The Social Worker Says The Only Thing They Can Do To Help Us Is To Take The Children Into Care.

This is unfortunately something that housing lawyers hear a lot from parents who have asked for assistance from the Children’s Services Department (aka Social Services) when they have been refused assistance by a Housing Department. A variation of this problem is the social worker advising that they can house the children on their own but not their parents.

Families with children often have to ask social workers for help when they face homelessness. It is easy to fall through the safety net that is supposed to be provided by the Housing Department for homeless persons. A Housing Department will usually refuse to assist a homeless applicant for anything more than a short time where they have been found to be intentionally homeless or if they have refused what is considered to have been an offer of suitable accommodation. Then there are whole swathes of people who are excluded from what is now known as mainstream housing due to their immigration status.

Most people react with understandable horror to the suggestion that the only help available to them in what is already a crisis of facing street homeless is to have their children taken into care. This is especially true when the children are babies. The parents take some persuading that the advice the social worker has given them is  wrong and are very reluctant to return to the Children’s Services Department. They find it hard to believe that a social worker would tell them something so unpleasant if it was not true. I have been dealing with parents who have received this advice from staff in many different local authorities  for about 15 years now. None of them have had their children housed on their own or taken into care because a parent is homeless. For those who would like to have details available to reassure such people here are some of the reasons why this advice is wrong.

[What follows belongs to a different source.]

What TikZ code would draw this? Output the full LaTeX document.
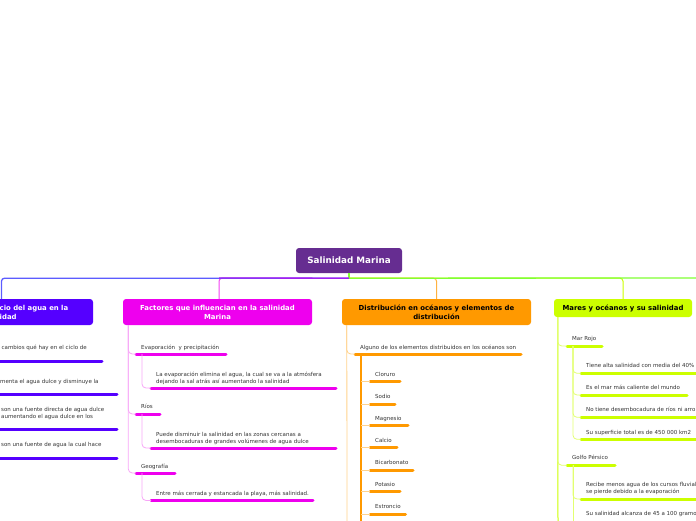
\documentclass[tikz,border=0pt]{standalone}
\usepackage{fontspec}
\setmainfont{DejaVu Sans}
\usetikzlibrary{calc}
\definecolor{rootc}{HTML}{662D91}
\definecolor{cB}{HTML}{5500FF}
\definecolor{cM}{HTML}{EE00EE}
\definecolor{cO}{HTML}{FF9900}
\definecolor{cY}{HTML}{CCFF00}
\definecolor{lM}{HTML}{F7A6F7}
\definecolor{lO}{HTML}{FFD28C}
\definecolor{lY}{HTML}{E2FF70}
\definecolor{topB}{HTML}{5C5CFF}
\definecolor{topP}{HTML}{A020F0}
\definecolor{topG}{HTML}{80FF33}
\definecolor{txt}{HTML}{333333}
\tikzset{
  leaf/.style={font=\fontsize{5.5}{6.7}\selectfont, text=txt, inner sep=0pt, anchor=base west, align=left},
  box/.style={rounded corners=3pt, minimum height=26pt, inner sep=0pt, font=\bfseries\fontsize{6.9}{9}\selectfont, align=center},
  root/.style={rounded corners=3pt, fill=rootc, text=white, minimum width=106pt, minimum height=25pt, inner sep=0pt, font=\bfseries\fontsize{8.8}{9}\selectfont},
  bar/.style={line width=3pt, line cap=round},
  thinl/.style={line width=0.8pt, rounded corners=4pt},
  topl/.style={line width=1.3pt},
  dropl/.style={line width=1pt, rounded corners=3pt}
}
\begin{document}
\begin{tikzpicture}[x=1pt,y=-1pt]
\useasboundingbox (0,0) rectangle (696,520);

% root and main branches
\node[root] (root) at (349,260.5) {Salinidad Marina};
\node[box, fill=cB, minimum width=190pt] (b1) at (-2,312) {};
\node[font=\bfseries\fontsize{6.9}{9}\selectfont, text=white, align=left, inner sep=0pt, anchor=west] (b1t) at (-0.5,312.5) {cio del agua en la\\idad};
\node[box, fill=cM, text=white, minimum width=189pt] (b2) at (217.5,312) {Factores que influencian en la salinidad\\Marina};
\node[box, fill=cO, text=black, minimum width=189pt] (b3) at (436.5,312) {Distribución en océanos y elementos de\\distribución};
\node[box, fill=cY, text=black, minimum width=138pt, minimum height=18pt] (b4) at (623,308) {Mares y océanos y su salinidad};

% connectors from root
\draw[topl, topG] (root.south) -- ++(0,5) coordinate (hub);
\draw[dropl, cM!75] (hub) -| ([xshift=1.5pt]b2.north);
\draw[dropl, cO!75] (hub) -| (b3.north);
\draw[dropl, cY] (hub) -| (b4.north);
\draw[topl, topB, rounded corners=3pt] (hub) -| ([xshift=3.5pt]b1.north);
\draw[topl, topP] (hub) -- (219,278);
\draw[topl, topG] (hub) -- (700,278);

% column 1
\node[leaf] (a1) at (1.5,349.8) {cambios qué hay en el ciclo de};
\draw[bar, cB] (-5,361) -- (102,361);
\node[leaf] (a2) at (0,383.8) {menta el agua dulce y disminuye la};
\draw[bar, cB] (-5,394.5) -- (117,394.5);
\node[leaf] (a3) at (1,418.2) {son una fuente directa de agua dulce\\ aumentando el agua dulce en los};
\draw[bar, cB] (-5,429.5) -- (117,429.5);
\node[leaf] (a4) at (1,446.8) {son una fuente de agua la cual hace};
\draw[bar, cB] (-5,458) -- (117,458);

% column 2
\coordinate (t2) at ([xshift=5.5pt]b2.south west);
\node[leaf] (m1) at (141,349.5) {Evaporación \ y precipitación};
\draw[bar, cM] (136,354) coordinate (m1s) -- (226,354) coordinate (m1e);
\draw[thinl, lM] (t2) |- (m1s);
\coordinate (m1t) at (142,354);
\node[leaf] (m11) at (156,383.3) {La evaporación elimina el agua, la cual se va a la atmósfera\\dejando la sal atrás así aumentando la salinidad};
\draw[bar, cM] (151,388) coordinate (m11s) -- (336,388);
\draw[thinl, lM] (m1t) |- (m11s);

\node[leaf] (m2) at (141,408.5) {Ríos};
\draw[bar, cM] (136,414) coordinate (m2s) -- (160,414);
\draw[thinl, lM] (t2) |- (m2s);
\coordinate (m2t) at (142,414);
\node[leaf] (m21) at (156,443) {Puede disminuir la salinidad en las zonas cercanas a\\desembocaduras de grandes volúmenes de agua dulce};
\draw[bar, cM] (151,448) coordinate (m21s) -- (336,448);
\draw[thinl, lM] (m2t) |- (m21s);

\node[leaf] (m3) at (141,468.5) {Geografía};
\draw[bar, cM] (136,473) coordinate (m3s) -- (175,473);
\draw[thinl, lM] (t2) |- (m3s);
\coordinate (m3t) at (142,473);
\node[leaf] (m31) at (156,495.8) {Entre más cerrada y estancada la playa, más salinidad.};
\draw[bar, cM] (151,500.5) coordinate (m31s) -- (313,500.5);
\draw[thinl, lM] (m3t) |- (m31s);

% column 3
\coordinate (t3) at ([xshift=5pt]b3.south west);
\draw[thinl, lO] (t3) -- (347,525);
\node[leaf] (o1) at (360,349.5) {Alguno de los elementos distribuidos en los océanos son};
\draw[bar, cO] (355,354) coordinate (o1s) -- (521,354);
\draw[thinl, lO] (t3) |- (o1s);
\coordinate (o1t) at (361,354);
\draw[line width=2pt, cO] (o1t) -- (361,525);
\foreach \name/\ty/\by/\bx [count=\i] in {Cloruro/376.8/381.7/400, Sodio/398.5/404/395, Magnesio/420.8/425.3/408, Calcio/442.8/447.7/397, Bicarbonato/464.5/470/413, Potasio/486.8/491.7/400, Estroncio/508.5/514/405.5}{
  \node[leaf] (e\i) at (375,\ty) {\name};
  \draw[bar, cO] (370,\by) coordinate (e\i s) -- (\bx,\by);
  \draw[line width=1pt, lO] (o1t |- e\i s) -- (e\i s);
}

% column 4
\coordinate (t4) at ([xshift=4pt]b4.south west);
\draw[line width=1pt, cY] (t4) -- (558,525);
\node[leaf] (y1) at (572,340.8) {Mar Rojo};
\draw[bar, cY] (567,346) coordinate (y1s) -- (602,346);
\draw[thinl, lY] (t4) |- (y1s);
\coordinate (y1t) at (573,346);
\node[leaf] (y11) at (586,367.8) {Tiene alta salinidad con media del 40\%};
\draw[bar, cY] (581,373.3) coordinate (y11s) -- (700,373.3);
\node[leaf] (y12) at (586,389.5) {Es el mar más caliente del mundo};
\draw[bar, cY] (581,395) coordinate (y12s) -- (687,395);
\node[leaf] (y13) at (586,411.8) {No tiene desembocadura de ríos ni arro};
\draw[bar, cY] (581,417.3) coordinate (y13s) -- (700,417.3);
\node[leaf] (y14) at (586,434.1) {Su superficie total es de 450 000 km2};
\draw[bar, cY] (581,439.3) coordinate (y14s) -- (700,439.3);
\draw[thinl, lY] (y1t) |- (y11s);
\draw[thinl, lY] (y1t) |- (y12s);
\draw[thinl, lY] (y1t) |- (y13s);
\draw[thinl, lY] (y1t) |- (y14s);

\node[leaf] (y2) at (572,459.5) {Golfo Pérsico};
\draw[bar, cY] (567,465.3) coordinate (y2s) -- (615,465.3);
\draw[thinl, lY] (t4) |- (y2s);
\coordinate (y2t) at (573,465.3);
\node[leaf] (y21) at (586,493.5) {Recibe menos agua de los cursos fluvial\\se pierde debido a la evaporación};
\draw[bar, cY] (581,499) coordinate (y21s) -- (700,499);
\node[leaf] (y22) at (586,515.1) {Su salinidad alcanza de 45 a 100 gramo};
\draw[thinl, lY] (y2t) |- (y21s);
\draw[thinl, lY] (y2t) -- (573,525);
\end{tikzpicture}
\end{document}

  • Section 17(3) of the Children Act 1989 states that any service provided by the authority in the exercise of functions conferred on them by this section may be provided for a particular child in need or for any member of his family, if it is provided with a view to safeguarding or promoting the child’s welfare. This means that the suggestion that all that can be done is to house the children on their own is absolutely incorrect.
  • Section 17(1) (b) provides that far as it is consistent with their duty to safeguard and promote the wellbeing being of children they have a general duty  to promote the upbringing of such children by their families. This means that the social workers should be taking steps to ensure that the children are housed together with their family unless they consider that it would not be in the best interests of the child to be housed with them. The fact that the parent has been unable to prevent them from facing homeless should not come close on its own to justifying the suggestion that it would not be in the interests of a child to be housed with that parent.
  • The Statutory Guidance Working Together To Safeguard Children provides (at page 19) that good assessments by social workers should include consideration of the needs of children within their family and should involve the family. This is not compatible with the idea that the only assistance that can be provided at the end of the assessment process is to separate children from their families.

If anyone can point out any other reasons please add a comment. I am sure there are more.

Conclusion

Where families are given this advice a letter of complaint and/or a letter in accordance with the pre action protocol for Judicial Review proceedings should be sent to the council concerned asking them to confirm that they have provided this incorrect advice or to arrange a proper assessment. In my experience this leads to a quick response from a Children’s Services Department manager or the Legal Department stating that the family must have misunderstood what was said and inviting the family to return to the office for a proper assessment.